On 6 March, the week after Mr Trump first accused Mr Obama of being responsible for the wiretap, Mr Johnson “revealed”  in an interview with Russian state sponsored network Russia Today that there was a conspiracy between US intelligence and “Britain’s own GHCQ (sic)” to derail Donald Trump’s election campaign. He said he had repeated this to Andrew Napolitano, a retired judge, who made it a basis for his own accusation against Mr Obama and GCHQ on Fox News earlier this week. The falsehood was then given further exposure by Sean Spicer, Mr Trump’s spokesman, at a White House briefing, on Thursday.

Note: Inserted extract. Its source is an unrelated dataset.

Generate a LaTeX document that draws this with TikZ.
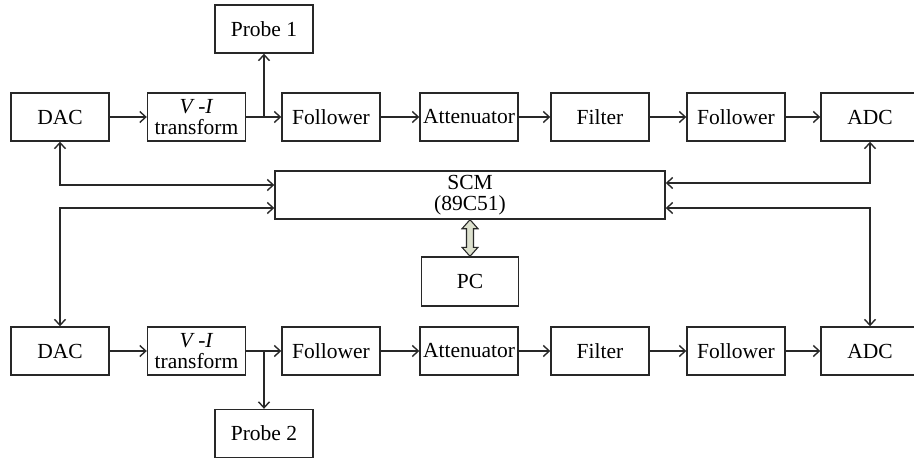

The revelation about Mr Johnson’s role in the extraordinary affair came as the Trump administration dismissed an account by Theresa May’s official spokesperson that they had apologised and pledged not to repeat the GCHQ claim.

Larry’s lying low for now.

More coming soon.

6 comments for “CIA whistleblower’s insights into the Deep State

  1. March 26, 2017 at 6:48 pm

    It’s going to take years but it will happen.

    • March 27, 2017 at 11:02 pm

      Thank you.

      I think it will happen, too, James, but it will probably take two terms of 4D chess.

  2. James Strong
    March 27, 2017 at 7:06 am

    George H. W. Bush was not CIA Director under President Reagan; he was Vice President.

    You should acknowledge this mistake and change it; keeping it up opens you to easy attack from your opponents.

    As for Diane Feinstein: ‘the people in her district keep voting her in by larger and larger numbers’ you write. So you’ve really got a problem there, she’s doing and saying things that her constituents like. You might never change the minds of enough people in that state, but you’ll need to change the minds of hundreds of thousands, possibly millions, of people elsewhere in the country who tend the same way.

    That will not be quick or easy.

    • March 27, 2017 at 11:01 pm

      Re Feinstein: ‘So you’ve really got a problem there, she’s doing and saying things that her constituents like.’

      Yes, there is a real problem not only in San Francisco and California but elsewhere in the United States.

      ‘That will not be quick or easy.’ Precisely.

  3. Distant Relative
    March 27, 2017 at 10:58 am

    Bush was CIA director under President Ford.

  4. March 27, 2017 at 10:59 pm

    My apologies for the Bush I error, now corrected. It happens.

    Thanks to James Strong and Distant Relative for pointing it out.